No Drugs for Mild Hypertension? (Summary)

A Cochrane review of the evidence basis of drugs for mild (stage 1) hypertension (blood pressure (BP) 140-159/90-99 mm Hg) that I co-authored in 2012 concluded that drug treatment for mild hypertension is not evidence-based to benefit patients. Furthermore, drug related side effects severe enough to discontinue treatment occur each year in about 11% of patients treated.

Despite our findings published in a premier evidence-based medicine journal, the Eighth Joint National Committee on Prevention, Detection, Evaluation, and Treatment of High Blood Pressure (JNC-8) giving updated treatment recommendations in 2013 ignored our systematic review. JNC-8 panelists, funded by the National Institutes of Health, voted to continue recommending drugs for mild hypertension. My call for a retraction of the JNC-8 drugs for mild hypertension guidelines as a guest post in the KevinMD blog was also ignored by the JNC-8 Panel.

According to American Heart Association data, drug treatment of mild hypertension will cost about $41 billion in 2015, well over 1% of all health care costs. Due largely to the aging of baby-boomers, drugs and outpatient clinic visits for mild hypertension will cost more than $500 billion over the next 10 years (2015-2024). This projection assumes that only about half of approximately 50 million people with mild hypertension in the USA will receive drug treatment. To put this cost in perspective, the Congressional Budget Office projected that the net effect of the Affordable Care Act (Obamacare) over the next 10 years will be to increase the federal deficit by $109 billion. Therefore, saving $500 billion in health care spending while benefiting patients should be a big deal.

To date, no major newspaper has reported on the Cochrane review of drugs for mild hypertension. Relatively few thought leaders in medicine and hypertension policy have commented on the review. No evidence has emerged that many physicians have discussed the findings and implications of this review with their patients with mild hypertension.

Behind these mind-numbing numbers are real people—patients, doctors, and taxpayers. A friend of mine who had been taking lisinopril 20 mg/day for mild hypertension was found unresponsive at breakfast in a restaurant one morning. When paramedics arrived, they documented that his systolic blood pressure was 90 mm Hg. They brought him to a hospital where the doctors ran tests but failed to make a diagnosis for his black out. I suggested that his faint was due to the lisinopril. After some consideration, his Kaiser Permanente doctors agreed. However, instead of stopping the lisinopril, the primary care doctor reduced the dose from 20 mg/day to 10 mg/day. Even when several subsequent outpatient clinic visits showed blood pressure readings of around 122/70 mm Hg, my friend couldn’t talk the primary care physician out of ordering lisinopril. The doctor wouldn’t authorize a referral to a hypertension specialist. I worried about my friend’s risk of another episode of loss of consciousness.

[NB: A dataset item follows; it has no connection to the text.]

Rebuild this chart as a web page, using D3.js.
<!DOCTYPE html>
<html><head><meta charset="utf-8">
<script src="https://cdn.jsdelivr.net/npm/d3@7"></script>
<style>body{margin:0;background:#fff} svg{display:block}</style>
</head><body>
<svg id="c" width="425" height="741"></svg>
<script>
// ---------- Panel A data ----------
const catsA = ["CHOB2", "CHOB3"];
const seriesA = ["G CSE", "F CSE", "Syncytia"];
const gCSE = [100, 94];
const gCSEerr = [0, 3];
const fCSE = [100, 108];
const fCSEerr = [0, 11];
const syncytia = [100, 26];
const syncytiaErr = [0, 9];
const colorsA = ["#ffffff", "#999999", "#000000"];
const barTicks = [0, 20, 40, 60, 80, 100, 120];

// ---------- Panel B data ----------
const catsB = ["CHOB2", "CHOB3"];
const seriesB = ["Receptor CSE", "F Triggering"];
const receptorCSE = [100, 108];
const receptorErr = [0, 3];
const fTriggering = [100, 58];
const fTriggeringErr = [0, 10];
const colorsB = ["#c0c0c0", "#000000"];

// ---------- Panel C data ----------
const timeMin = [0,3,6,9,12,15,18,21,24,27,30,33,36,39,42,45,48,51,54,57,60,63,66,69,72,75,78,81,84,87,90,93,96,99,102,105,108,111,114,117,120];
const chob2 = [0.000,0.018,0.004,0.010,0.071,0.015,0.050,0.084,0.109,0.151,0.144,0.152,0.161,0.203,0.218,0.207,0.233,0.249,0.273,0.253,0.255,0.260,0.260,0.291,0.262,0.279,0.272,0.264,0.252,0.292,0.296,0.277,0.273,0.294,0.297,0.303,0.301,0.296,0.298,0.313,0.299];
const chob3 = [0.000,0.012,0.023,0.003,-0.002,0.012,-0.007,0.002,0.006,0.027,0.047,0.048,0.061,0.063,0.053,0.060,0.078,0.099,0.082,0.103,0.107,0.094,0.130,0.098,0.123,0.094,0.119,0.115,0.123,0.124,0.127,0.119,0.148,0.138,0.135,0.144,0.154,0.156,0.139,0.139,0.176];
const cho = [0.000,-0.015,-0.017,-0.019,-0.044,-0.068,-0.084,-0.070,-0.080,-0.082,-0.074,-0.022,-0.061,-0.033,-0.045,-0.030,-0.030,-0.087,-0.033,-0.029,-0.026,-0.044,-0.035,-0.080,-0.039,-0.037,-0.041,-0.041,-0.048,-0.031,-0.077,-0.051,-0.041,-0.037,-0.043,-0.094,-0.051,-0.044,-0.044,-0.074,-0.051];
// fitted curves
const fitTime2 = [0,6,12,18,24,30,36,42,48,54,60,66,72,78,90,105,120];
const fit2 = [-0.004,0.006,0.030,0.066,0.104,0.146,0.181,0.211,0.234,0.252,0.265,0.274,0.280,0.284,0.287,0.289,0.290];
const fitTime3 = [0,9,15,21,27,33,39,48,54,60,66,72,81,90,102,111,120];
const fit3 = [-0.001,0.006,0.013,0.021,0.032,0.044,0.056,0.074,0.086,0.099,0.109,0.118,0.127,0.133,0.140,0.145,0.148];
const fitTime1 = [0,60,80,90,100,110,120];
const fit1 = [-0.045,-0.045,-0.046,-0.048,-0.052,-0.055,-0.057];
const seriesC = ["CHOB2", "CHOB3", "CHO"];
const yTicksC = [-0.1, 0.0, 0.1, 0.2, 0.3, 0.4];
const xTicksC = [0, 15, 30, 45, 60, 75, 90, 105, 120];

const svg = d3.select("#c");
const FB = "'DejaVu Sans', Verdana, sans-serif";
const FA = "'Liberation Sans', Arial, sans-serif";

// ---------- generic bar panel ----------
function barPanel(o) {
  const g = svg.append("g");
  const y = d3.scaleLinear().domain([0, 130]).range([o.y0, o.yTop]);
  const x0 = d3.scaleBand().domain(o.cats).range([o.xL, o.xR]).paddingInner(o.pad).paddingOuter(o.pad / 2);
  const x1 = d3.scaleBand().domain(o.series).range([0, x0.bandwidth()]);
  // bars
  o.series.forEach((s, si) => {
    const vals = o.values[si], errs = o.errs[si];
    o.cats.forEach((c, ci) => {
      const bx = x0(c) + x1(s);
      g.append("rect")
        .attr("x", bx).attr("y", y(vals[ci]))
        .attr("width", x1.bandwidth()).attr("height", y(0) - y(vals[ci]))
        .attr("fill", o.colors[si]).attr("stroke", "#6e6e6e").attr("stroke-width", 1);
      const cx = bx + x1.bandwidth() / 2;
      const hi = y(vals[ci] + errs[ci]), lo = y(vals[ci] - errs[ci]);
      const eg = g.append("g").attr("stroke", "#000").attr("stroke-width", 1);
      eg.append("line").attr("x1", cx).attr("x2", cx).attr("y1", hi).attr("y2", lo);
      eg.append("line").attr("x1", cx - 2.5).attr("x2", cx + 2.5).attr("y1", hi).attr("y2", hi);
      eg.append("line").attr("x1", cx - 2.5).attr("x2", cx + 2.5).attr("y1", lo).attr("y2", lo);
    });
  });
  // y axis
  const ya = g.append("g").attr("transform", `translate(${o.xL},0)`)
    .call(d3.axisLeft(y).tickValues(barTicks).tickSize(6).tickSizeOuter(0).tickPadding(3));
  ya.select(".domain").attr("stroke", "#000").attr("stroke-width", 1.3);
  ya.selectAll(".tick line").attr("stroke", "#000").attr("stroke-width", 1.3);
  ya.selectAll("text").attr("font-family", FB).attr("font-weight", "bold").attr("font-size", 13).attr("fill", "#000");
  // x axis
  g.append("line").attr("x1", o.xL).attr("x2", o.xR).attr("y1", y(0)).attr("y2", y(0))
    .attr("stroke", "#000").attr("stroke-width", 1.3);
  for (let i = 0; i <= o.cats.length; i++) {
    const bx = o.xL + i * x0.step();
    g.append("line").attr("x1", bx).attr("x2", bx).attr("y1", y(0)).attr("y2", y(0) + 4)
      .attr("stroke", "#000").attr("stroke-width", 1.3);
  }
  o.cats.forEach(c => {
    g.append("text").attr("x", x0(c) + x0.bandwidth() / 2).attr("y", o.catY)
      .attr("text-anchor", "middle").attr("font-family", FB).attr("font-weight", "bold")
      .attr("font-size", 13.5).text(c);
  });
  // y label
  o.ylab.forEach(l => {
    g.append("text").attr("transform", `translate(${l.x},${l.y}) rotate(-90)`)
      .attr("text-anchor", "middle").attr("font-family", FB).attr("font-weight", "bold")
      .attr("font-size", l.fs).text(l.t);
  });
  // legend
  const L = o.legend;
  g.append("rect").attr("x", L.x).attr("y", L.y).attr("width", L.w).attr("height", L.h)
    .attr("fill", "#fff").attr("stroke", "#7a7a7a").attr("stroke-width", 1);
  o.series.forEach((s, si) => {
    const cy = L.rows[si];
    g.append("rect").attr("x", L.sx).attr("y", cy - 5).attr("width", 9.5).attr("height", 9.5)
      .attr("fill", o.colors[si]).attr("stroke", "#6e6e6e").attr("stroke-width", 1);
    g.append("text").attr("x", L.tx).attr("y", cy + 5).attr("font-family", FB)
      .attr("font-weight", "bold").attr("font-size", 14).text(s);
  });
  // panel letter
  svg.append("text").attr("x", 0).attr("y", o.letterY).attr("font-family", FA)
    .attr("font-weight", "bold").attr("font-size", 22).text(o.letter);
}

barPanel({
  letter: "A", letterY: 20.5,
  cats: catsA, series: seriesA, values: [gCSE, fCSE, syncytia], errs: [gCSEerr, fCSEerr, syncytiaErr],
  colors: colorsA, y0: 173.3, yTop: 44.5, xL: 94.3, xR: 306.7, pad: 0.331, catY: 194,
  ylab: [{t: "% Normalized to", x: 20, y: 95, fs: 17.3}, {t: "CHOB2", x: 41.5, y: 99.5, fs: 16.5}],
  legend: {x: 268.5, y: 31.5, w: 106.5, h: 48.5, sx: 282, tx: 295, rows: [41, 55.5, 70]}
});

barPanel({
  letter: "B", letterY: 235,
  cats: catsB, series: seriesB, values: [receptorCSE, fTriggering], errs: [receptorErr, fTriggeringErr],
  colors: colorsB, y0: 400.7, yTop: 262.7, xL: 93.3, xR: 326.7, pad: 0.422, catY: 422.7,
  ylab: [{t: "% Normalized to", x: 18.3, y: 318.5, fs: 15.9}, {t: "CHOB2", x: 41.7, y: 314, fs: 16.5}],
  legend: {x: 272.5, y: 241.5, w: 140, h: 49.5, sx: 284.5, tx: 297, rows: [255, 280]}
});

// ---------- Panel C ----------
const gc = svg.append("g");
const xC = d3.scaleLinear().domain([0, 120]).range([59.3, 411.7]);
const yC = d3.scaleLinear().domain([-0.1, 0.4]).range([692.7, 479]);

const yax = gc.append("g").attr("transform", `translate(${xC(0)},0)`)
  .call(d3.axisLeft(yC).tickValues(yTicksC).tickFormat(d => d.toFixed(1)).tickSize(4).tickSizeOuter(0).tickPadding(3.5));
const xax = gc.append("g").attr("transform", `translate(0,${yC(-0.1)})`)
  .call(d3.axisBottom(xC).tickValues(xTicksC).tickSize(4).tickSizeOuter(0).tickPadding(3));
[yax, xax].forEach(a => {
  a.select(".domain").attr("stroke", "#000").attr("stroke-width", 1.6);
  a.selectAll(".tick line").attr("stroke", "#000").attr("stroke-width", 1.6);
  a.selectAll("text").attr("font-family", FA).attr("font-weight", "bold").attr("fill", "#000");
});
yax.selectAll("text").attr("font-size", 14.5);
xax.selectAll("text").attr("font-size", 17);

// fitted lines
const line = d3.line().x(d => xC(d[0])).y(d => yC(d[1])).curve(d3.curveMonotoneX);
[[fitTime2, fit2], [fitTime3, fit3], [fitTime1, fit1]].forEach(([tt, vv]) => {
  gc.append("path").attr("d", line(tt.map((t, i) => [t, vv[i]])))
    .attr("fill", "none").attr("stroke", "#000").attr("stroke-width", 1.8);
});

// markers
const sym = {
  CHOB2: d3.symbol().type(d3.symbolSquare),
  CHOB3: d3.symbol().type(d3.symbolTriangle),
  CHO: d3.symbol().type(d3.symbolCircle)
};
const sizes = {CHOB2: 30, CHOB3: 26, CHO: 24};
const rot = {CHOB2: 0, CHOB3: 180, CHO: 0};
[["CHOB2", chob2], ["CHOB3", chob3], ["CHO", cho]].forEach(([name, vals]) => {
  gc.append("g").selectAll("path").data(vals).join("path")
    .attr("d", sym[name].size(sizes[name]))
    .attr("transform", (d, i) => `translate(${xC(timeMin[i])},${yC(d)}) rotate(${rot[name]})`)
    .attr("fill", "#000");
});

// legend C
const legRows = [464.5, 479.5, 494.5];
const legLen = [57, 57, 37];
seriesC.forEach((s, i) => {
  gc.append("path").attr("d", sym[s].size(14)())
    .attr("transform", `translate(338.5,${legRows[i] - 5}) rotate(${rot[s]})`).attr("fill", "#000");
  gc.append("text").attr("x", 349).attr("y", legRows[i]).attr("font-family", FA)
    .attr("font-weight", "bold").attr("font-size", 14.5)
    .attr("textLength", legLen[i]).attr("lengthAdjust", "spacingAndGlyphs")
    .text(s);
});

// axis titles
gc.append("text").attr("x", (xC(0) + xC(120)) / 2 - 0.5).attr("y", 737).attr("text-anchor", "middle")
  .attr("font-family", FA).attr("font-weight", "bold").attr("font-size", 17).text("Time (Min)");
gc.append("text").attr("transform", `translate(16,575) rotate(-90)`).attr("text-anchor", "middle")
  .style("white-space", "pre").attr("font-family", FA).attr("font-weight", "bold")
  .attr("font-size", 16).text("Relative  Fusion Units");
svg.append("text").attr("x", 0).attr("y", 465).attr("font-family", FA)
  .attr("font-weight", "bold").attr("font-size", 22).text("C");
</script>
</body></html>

The chief of the Kaiser Permanente hypertension service in my area happened to be a friend of mine. He was a medical student when I was a medical resident in training. We have stayed intermittently in touch for the subsequent 40 years. It turns out that he was also one of the 17 or so members of the JNC-8 panel. With my lisinopril-taking friend’s consent, I asked my hypertension specialist friend to consult on the advisability of drugs in this case. Fortunately, my doctor friend stopped the lisinopril. My friend’s blood pressure has averaged under 140/90 mm Hg for the subsequent 2 years.

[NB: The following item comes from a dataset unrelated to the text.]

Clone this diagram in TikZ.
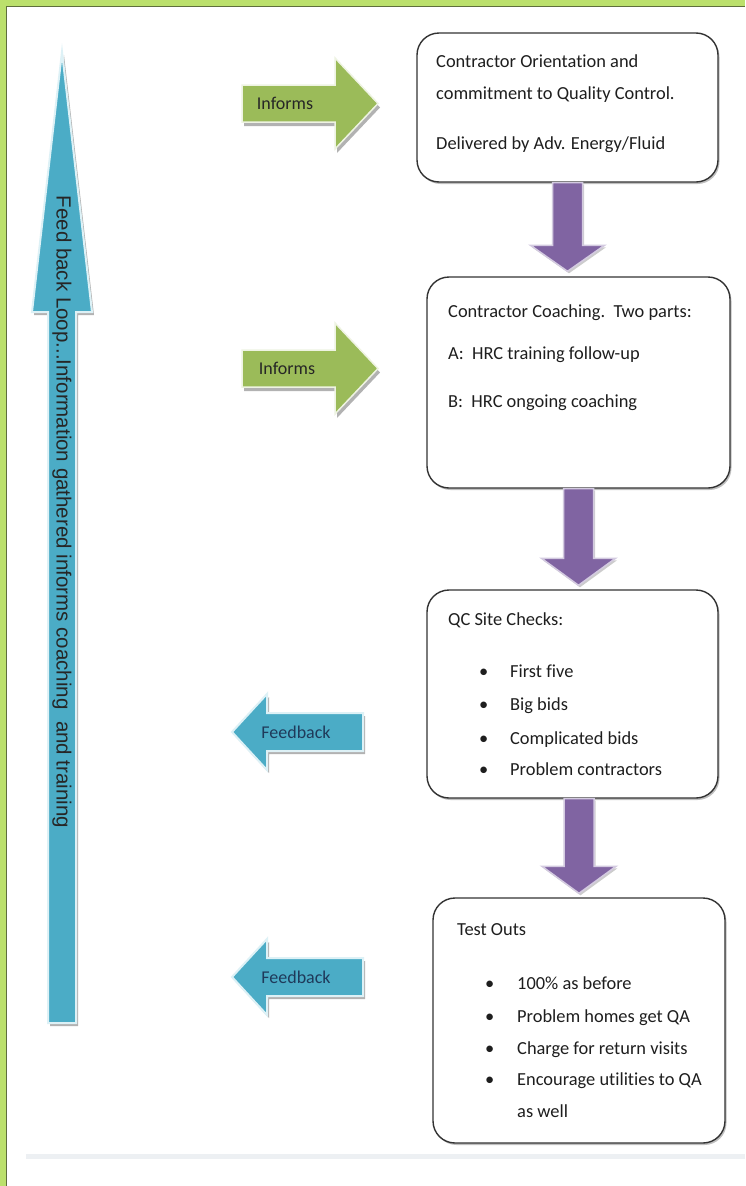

A non-drug approach for management of mild hypertension and the associated cardiovascular disease risk involves therapeutic lifestyle changes. These include diet, exercise, relaxation therapies, smoking cessation, and alcohol moderation. The DASH diet (“Dietary Approaches to Stop Hypertension”) reduced mean systolic blood pressure by 11.5 mm Hg on average in participants with hypertension as compared to a control diet. In patients at high cardiovascular disease risk, the Mediterranean Diet has been shown to reduce total mortality by 56% and adverse cardiovascular events by 47%. The intensive lifestyle change program of Dr. Dean Ornish for cardiovascular disease patients reduced cardiovascular events in half in 5 years. With a fraction of the half trillion dollars over the next 10 years slated to go to drugs and clinic visits for drug treatment of mild hypertension, innovative lifestyle change interventions for patients with mild hypertension could potentially benefit many people and create many productive health enhancement jobs.

For over 30 years, JNC guidelines have endorsed drug treatment for mild hypertension without evidence that drugs benefit patients. Americans have wasted over $500 billion during that time on drugs for mild hypertension. Mild hypertension patients have suffered hundreds of millions of side effects and an unknown number of deaths from drug side effects. The National Heart, Lung, and Blood Institute as part of the National Institutes of Health, appointed all 8 JNC Panels and funded them.

I call on Frances Collins, MD, Director of the National Institutes of Health to direct NIH hypertension experts to respond to this challenge to the evidence-basis of JNC-8 drugs for mild hypertension guidelines.